### TASK STATEMENT
Print them exactly: the lines from the beginning of the entries below through the line that contains "fontsize=26, fontweight='bold')", and only those, with the pictures left out.

### TASK INPUT
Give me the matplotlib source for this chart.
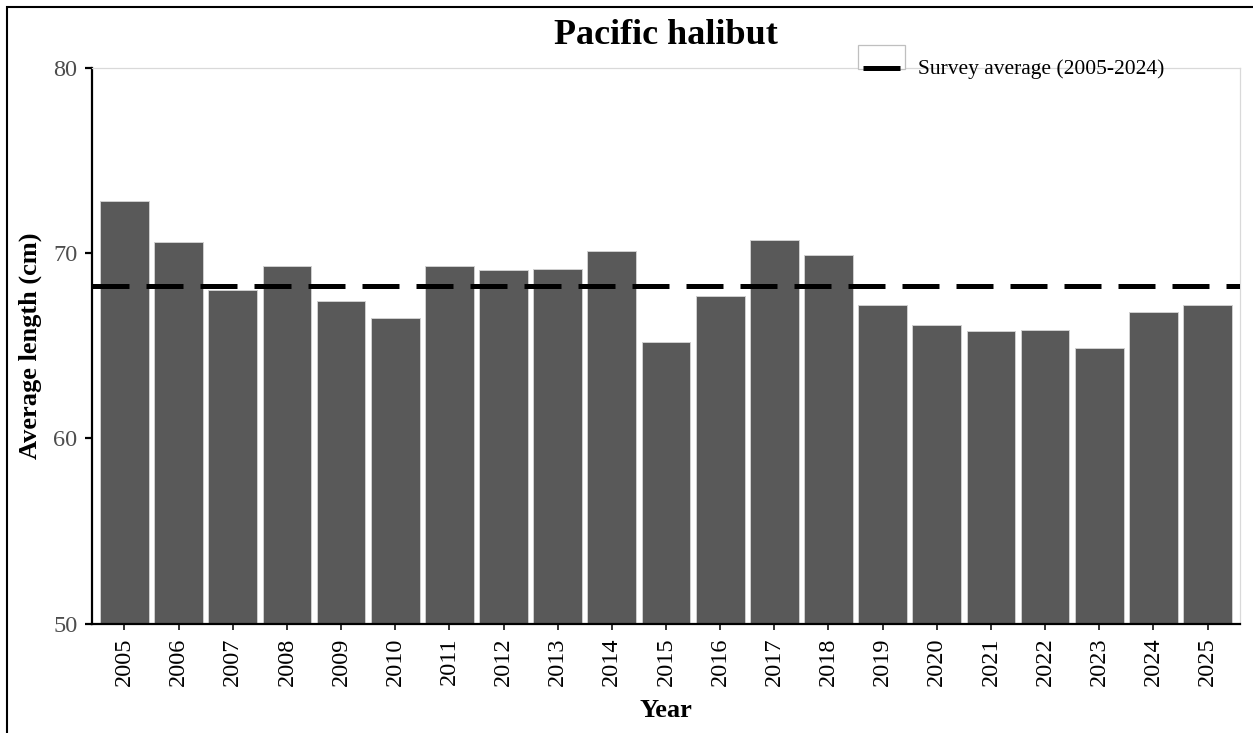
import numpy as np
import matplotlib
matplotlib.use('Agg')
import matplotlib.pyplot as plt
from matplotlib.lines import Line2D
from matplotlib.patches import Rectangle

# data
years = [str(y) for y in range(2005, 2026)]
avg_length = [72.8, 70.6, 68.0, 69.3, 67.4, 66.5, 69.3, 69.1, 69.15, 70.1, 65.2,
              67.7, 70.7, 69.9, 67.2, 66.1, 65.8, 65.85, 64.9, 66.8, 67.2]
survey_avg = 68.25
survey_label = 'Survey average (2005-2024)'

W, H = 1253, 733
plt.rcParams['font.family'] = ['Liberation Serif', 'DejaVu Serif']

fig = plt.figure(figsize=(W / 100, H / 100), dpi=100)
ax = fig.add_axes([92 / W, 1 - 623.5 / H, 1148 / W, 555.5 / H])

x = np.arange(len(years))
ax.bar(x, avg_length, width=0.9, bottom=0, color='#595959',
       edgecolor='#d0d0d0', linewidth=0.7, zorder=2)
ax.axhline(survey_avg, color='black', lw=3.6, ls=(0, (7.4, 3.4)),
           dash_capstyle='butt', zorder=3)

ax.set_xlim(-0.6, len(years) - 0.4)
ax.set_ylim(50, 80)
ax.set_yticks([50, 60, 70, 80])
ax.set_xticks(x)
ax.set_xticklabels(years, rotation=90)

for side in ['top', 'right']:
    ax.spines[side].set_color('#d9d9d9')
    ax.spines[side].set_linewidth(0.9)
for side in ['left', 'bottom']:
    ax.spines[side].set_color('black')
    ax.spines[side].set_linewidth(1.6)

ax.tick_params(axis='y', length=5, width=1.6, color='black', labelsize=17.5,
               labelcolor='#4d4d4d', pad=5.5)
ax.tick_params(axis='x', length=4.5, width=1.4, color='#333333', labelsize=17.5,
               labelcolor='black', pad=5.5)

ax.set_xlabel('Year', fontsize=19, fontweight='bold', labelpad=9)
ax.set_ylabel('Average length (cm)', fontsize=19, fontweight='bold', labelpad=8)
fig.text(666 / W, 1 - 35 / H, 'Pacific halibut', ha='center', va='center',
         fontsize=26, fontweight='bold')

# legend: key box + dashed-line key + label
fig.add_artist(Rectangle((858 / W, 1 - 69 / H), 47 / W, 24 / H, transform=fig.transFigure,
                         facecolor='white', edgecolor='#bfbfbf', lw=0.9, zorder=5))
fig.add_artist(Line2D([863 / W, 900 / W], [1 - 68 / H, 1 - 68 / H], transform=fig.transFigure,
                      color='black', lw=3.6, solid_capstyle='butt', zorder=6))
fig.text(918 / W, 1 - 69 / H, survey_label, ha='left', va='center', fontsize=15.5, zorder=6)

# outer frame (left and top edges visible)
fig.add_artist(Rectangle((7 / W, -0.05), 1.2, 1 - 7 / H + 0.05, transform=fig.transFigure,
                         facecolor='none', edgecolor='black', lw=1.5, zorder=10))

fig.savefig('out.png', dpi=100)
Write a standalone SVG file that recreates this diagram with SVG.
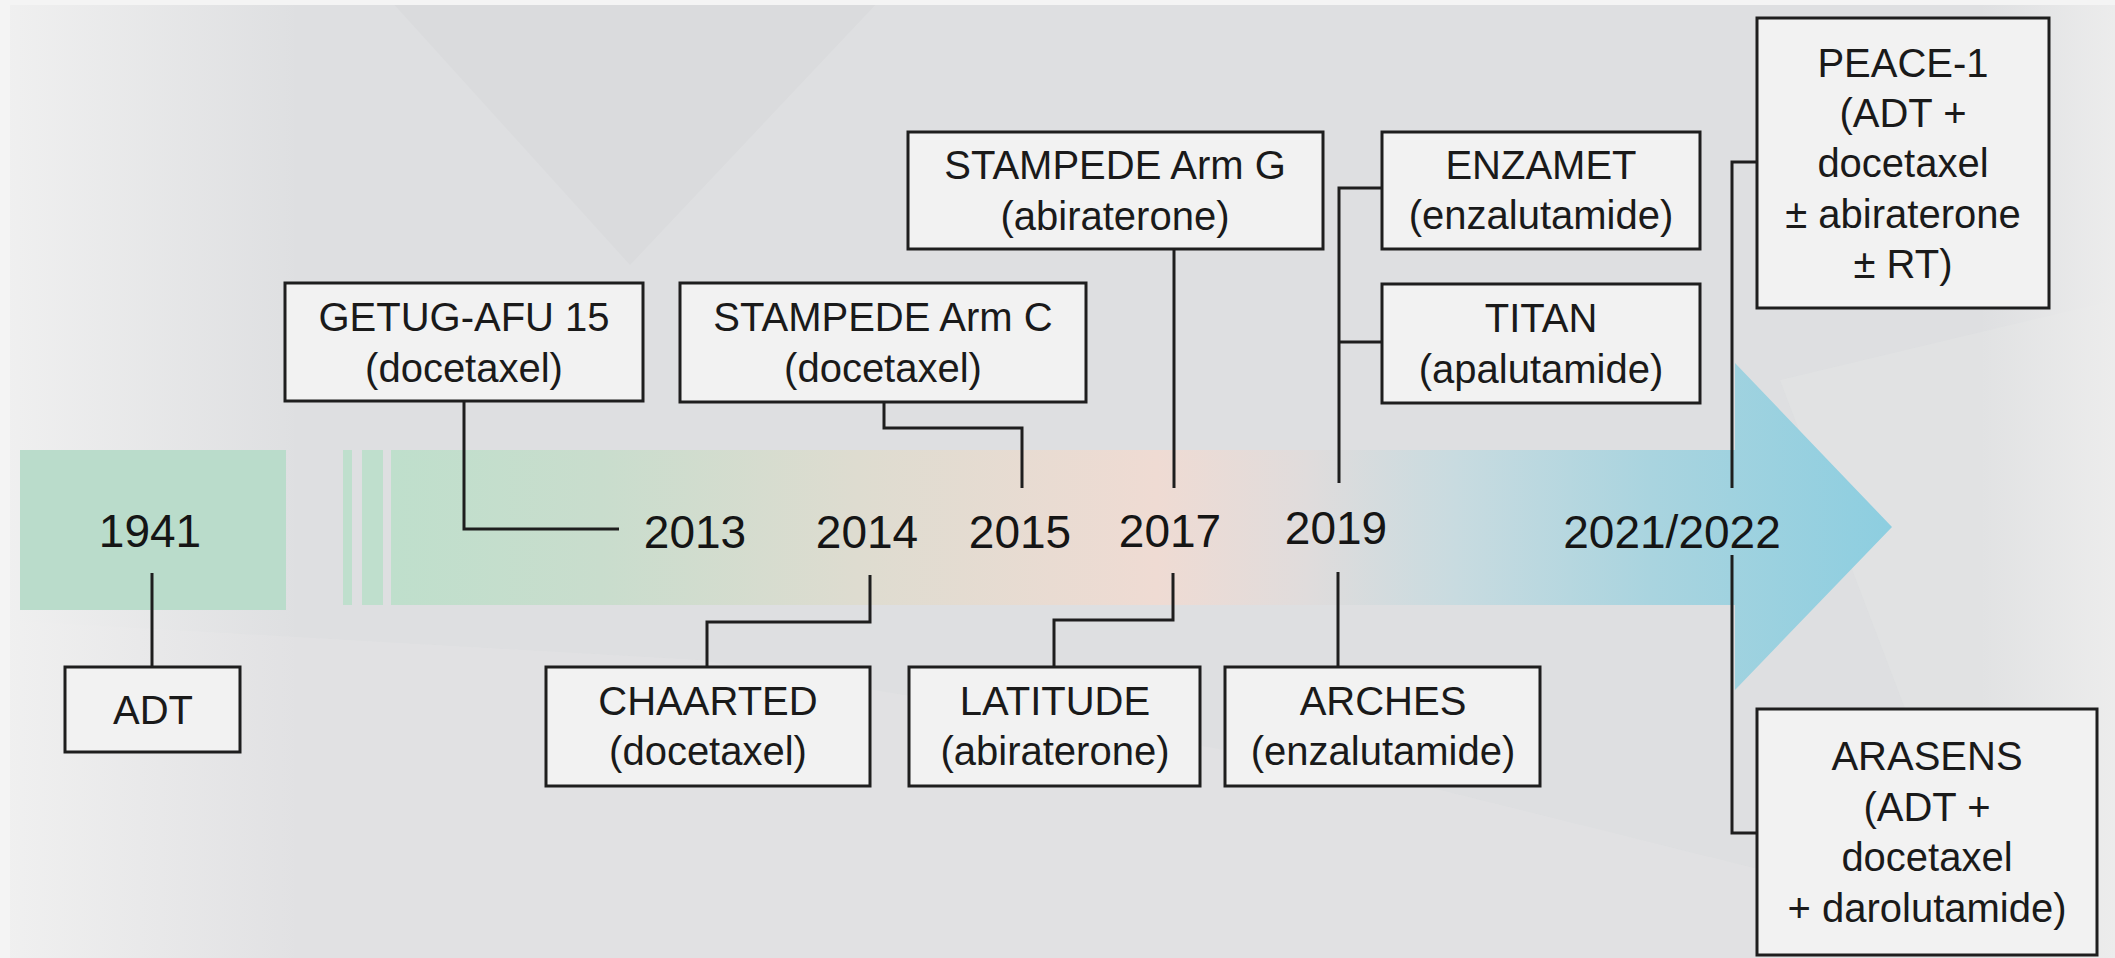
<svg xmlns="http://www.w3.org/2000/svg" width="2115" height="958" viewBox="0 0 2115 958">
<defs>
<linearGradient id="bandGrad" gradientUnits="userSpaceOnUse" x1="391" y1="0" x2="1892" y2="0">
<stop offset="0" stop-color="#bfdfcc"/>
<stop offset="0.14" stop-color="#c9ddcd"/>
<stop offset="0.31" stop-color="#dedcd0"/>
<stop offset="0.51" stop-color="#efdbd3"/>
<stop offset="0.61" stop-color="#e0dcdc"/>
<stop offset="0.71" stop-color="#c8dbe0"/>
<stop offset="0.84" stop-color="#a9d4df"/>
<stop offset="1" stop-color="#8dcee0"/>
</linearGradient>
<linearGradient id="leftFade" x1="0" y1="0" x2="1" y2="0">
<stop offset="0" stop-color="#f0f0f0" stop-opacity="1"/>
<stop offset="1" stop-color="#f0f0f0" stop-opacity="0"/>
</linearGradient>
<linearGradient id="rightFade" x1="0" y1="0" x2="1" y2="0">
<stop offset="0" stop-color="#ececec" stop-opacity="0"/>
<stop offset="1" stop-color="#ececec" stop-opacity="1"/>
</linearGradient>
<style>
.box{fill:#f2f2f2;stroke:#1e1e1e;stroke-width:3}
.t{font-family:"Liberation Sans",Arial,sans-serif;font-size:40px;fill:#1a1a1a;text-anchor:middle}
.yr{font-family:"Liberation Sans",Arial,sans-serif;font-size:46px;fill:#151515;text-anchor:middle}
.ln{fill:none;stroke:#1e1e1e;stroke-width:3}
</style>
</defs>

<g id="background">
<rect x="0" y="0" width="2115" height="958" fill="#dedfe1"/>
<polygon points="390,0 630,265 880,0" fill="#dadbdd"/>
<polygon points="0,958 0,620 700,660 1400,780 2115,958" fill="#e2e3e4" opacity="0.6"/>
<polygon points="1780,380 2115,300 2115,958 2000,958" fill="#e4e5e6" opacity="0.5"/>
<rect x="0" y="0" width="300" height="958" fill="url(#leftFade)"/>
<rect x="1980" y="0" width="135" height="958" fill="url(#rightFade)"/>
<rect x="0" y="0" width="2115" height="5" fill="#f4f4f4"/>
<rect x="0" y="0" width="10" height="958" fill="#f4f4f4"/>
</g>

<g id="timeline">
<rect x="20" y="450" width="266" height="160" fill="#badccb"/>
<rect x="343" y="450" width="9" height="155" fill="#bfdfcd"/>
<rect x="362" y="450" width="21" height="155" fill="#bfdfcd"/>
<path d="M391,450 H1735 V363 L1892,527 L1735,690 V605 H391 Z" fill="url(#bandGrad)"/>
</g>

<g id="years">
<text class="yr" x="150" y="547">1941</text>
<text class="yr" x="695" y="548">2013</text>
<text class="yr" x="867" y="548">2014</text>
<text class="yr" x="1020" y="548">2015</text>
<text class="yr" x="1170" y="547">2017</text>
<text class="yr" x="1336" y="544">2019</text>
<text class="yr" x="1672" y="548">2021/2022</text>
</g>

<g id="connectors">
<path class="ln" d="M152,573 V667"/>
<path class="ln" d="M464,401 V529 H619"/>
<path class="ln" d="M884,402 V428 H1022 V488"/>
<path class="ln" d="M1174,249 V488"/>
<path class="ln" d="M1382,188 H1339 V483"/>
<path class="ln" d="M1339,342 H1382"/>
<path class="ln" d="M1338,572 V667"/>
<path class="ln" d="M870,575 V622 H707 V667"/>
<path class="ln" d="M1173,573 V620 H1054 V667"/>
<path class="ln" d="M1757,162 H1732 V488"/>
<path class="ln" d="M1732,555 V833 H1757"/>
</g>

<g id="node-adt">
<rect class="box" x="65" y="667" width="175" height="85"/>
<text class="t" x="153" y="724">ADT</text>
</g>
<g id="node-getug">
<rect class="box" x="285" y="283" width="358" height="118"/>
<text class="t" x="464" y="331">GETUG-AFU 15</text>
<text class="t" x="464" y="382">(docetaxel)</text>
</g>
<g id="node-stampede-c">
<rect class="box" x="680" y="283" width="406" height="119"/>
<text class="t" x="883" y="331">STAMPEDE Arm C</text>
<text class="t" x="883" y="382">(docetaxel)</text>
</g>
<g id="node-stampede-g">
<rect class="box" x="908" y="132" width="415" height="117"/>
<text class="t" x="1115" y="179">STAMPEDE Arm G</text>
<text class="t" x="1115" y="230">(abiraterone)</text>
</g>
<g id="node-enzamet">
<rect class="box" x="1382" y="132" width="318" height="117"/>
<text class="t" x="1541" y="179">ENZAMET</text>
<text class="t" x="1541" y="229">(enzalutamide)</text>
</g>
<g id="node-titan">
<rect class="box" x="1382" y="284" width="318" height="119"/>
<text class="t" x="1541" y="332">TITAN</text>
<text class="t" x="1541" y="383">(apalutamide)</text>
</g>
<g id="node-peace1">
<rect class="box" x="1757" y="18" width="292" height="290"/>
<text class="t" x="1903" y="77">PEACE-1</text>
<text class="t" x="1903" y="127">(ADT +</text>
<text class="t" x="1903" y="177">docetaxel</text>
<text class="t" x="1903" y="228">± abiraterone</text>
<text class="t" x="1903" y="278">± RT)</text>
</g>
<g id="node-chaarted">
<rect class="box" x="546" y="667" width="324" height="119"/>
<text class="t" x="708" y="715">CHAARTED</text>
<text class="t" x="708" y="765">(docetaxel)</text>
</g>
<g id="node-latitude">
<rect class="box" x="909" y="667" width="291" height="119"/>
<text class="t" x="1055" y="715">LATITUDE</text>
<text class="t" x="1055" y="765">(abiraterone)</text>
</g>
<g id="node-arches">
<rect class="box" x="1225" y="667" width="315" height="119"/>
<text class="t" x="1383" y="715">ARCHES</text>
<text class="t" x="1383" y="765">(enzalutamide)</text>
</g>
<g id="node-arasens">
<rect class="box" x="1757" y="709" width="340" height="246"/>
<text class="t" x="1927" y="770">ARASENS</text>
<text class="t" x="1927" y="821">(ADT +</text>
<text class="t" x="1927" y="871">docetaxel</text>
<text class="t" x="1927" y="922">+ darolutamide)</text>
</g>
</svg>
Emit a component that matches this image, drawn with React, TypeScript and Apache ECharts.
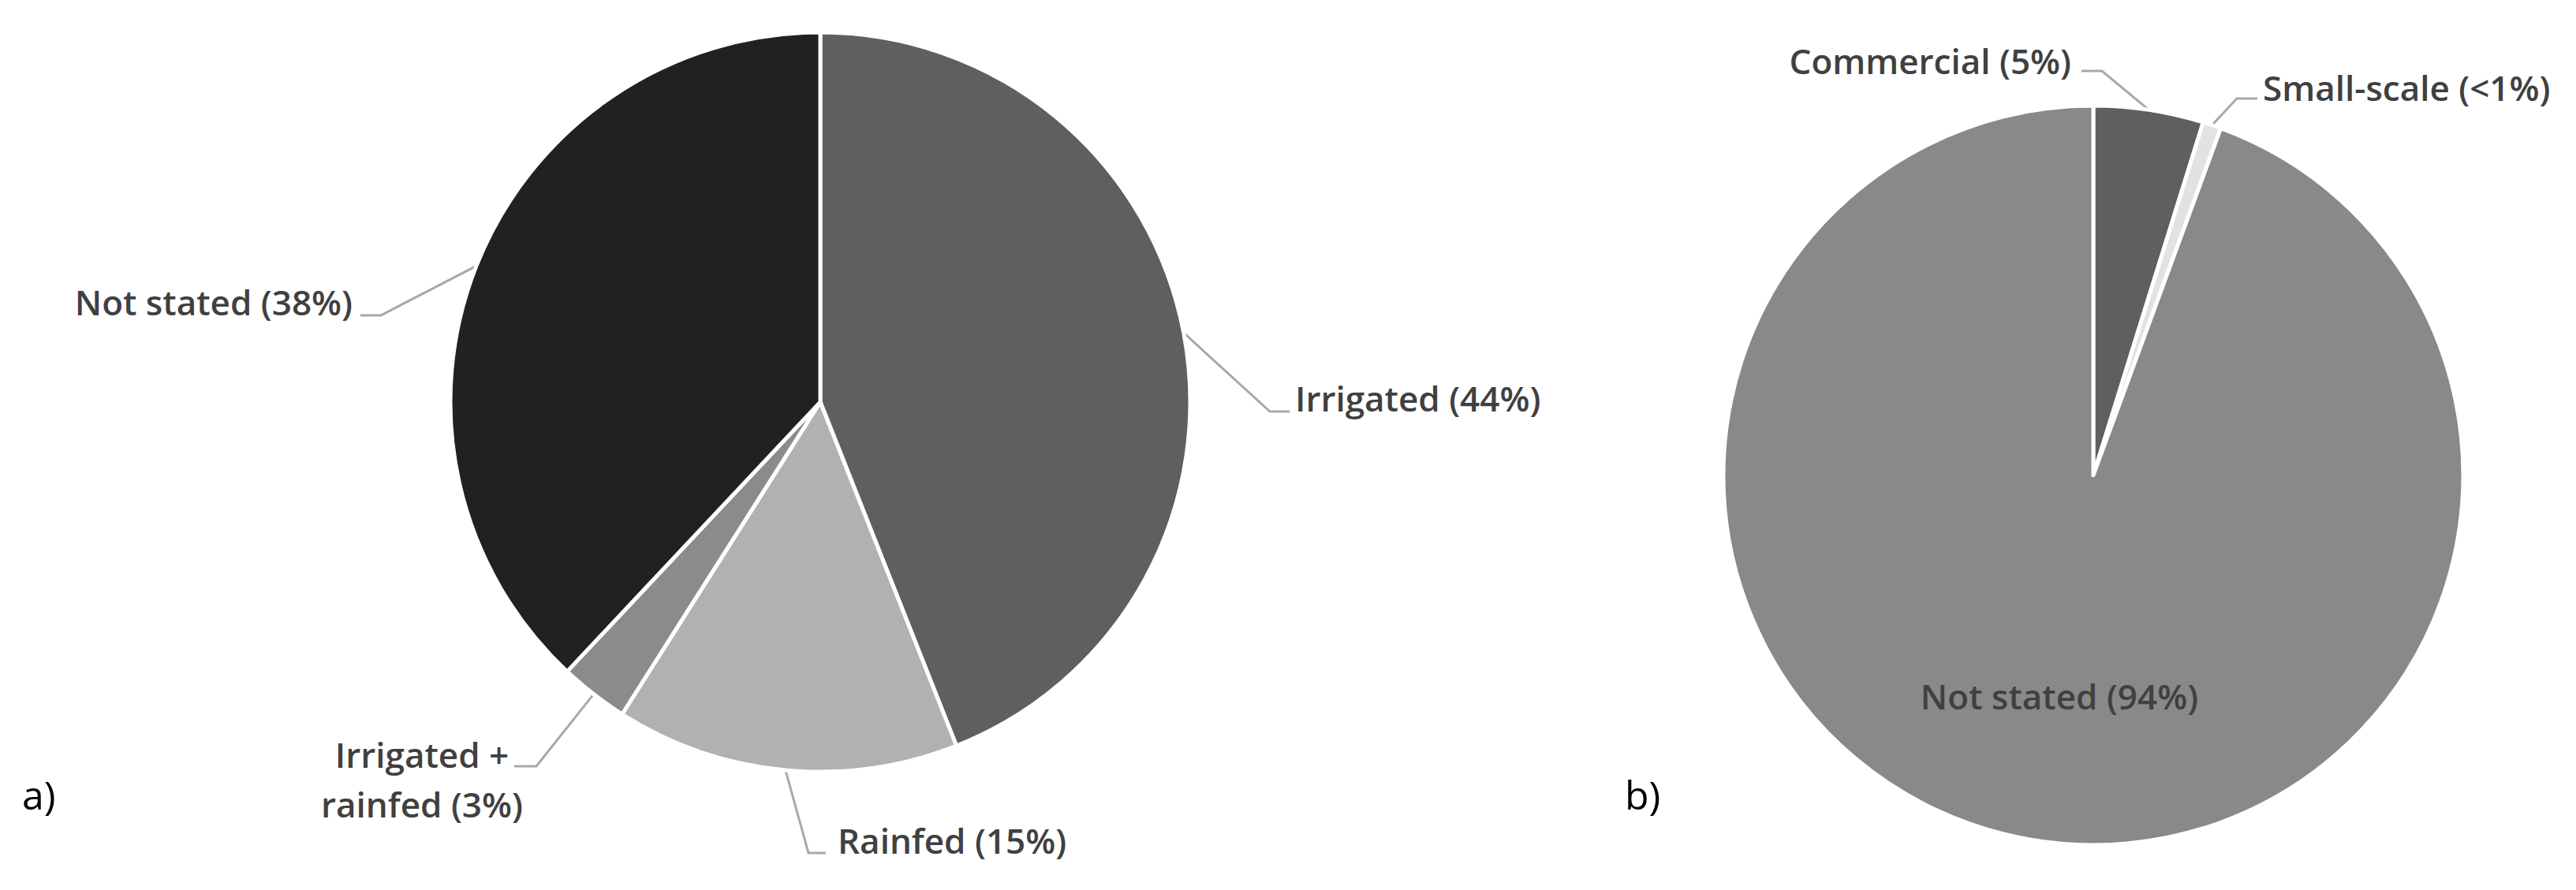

### ANSWER FOR THE TASK
Give me the matplotlib source for this chart.
import numpy as np
import matplotlib
matplotlib.use('Agg')
import matplotlib.pyplot as plt
from matplotlib.lines import Line2D
from matplotlib.patches import Rectangle

# data
years = [str(y) for y in range(2005, 2026)]
avg_length = [72.8, 70.6, 68.0, 69.3, 67.4, 66.5, 69.3, 69.1, 69.15, 70.1, 65.2,
              67.7, 70.7, 69.9, 67.2, 66.1, 65.8, 65.85, 64.9, 66.8, 67.2]
survey_avg = 68.25
survey_label = 'Survey average (2005-2024)'

W, H = 1253, 733
plt.rcParams['font.family'] = ['Liberation Serif', 'DejaVu Serif']

fig = plt.figure(figsize=(W / 100, H / 100), dpi=100)
ax = fig.add_axes([92 / W, 1 - 623.5 / H, 1148 / W, 555.5 / H])

x = np.arange(len(years))
ax.bar(x, avg_length, width=0.9, bottom=0, color='#595959',
       edgecolor='#d0d0d0', linewidth=0.7, zorder=2)
ax.axhline(survey_avg, color='black', lw=3.6, ls=(0, (7.4, 3.4)),
           dash_capstyle='butt', zorder=3)

ax.set_xlim(-0.6, len(years) - 0.4)
ax.set_ylim(50, 80)
ax.set_yticks([50, 60, 70, 80])
ax.set_xticks(x)
ax.set_xticklabels(years, rotation=90)

for side in ['top', 'right']:
    ax.spines[side].set_color('#d9d9d9')
    ax.spines[side].set_linewidth(0.9)
for side in ['left', 'bottom']:
    ax.spines[side].set_color('black')
    ax.spines[side].set_linewidth(1.6)

ax.tick_params(axis='y', length=5, width=1.6, color='black', labelsize=17.5,
               labelcolor='#4d4d4d', pad=5.5)
ax.tick_params(axis='x', length=4.5, width=1.4, color='#333333', labelsize=17.5,
               labelcolor='black', pad=5.5)

ax.set_xlabel('Year', fontsize=19, fontweight='bold', labelpad=9)
ax.set_ylabel('Average length (cm)', fontsize=19, fontweight='bold', labelpad=8)
fig.text(666 / W, 1 - 35 / H, 'Pacific halibut', ha='center', va='center',
         fontsize=26, fontweight='bold')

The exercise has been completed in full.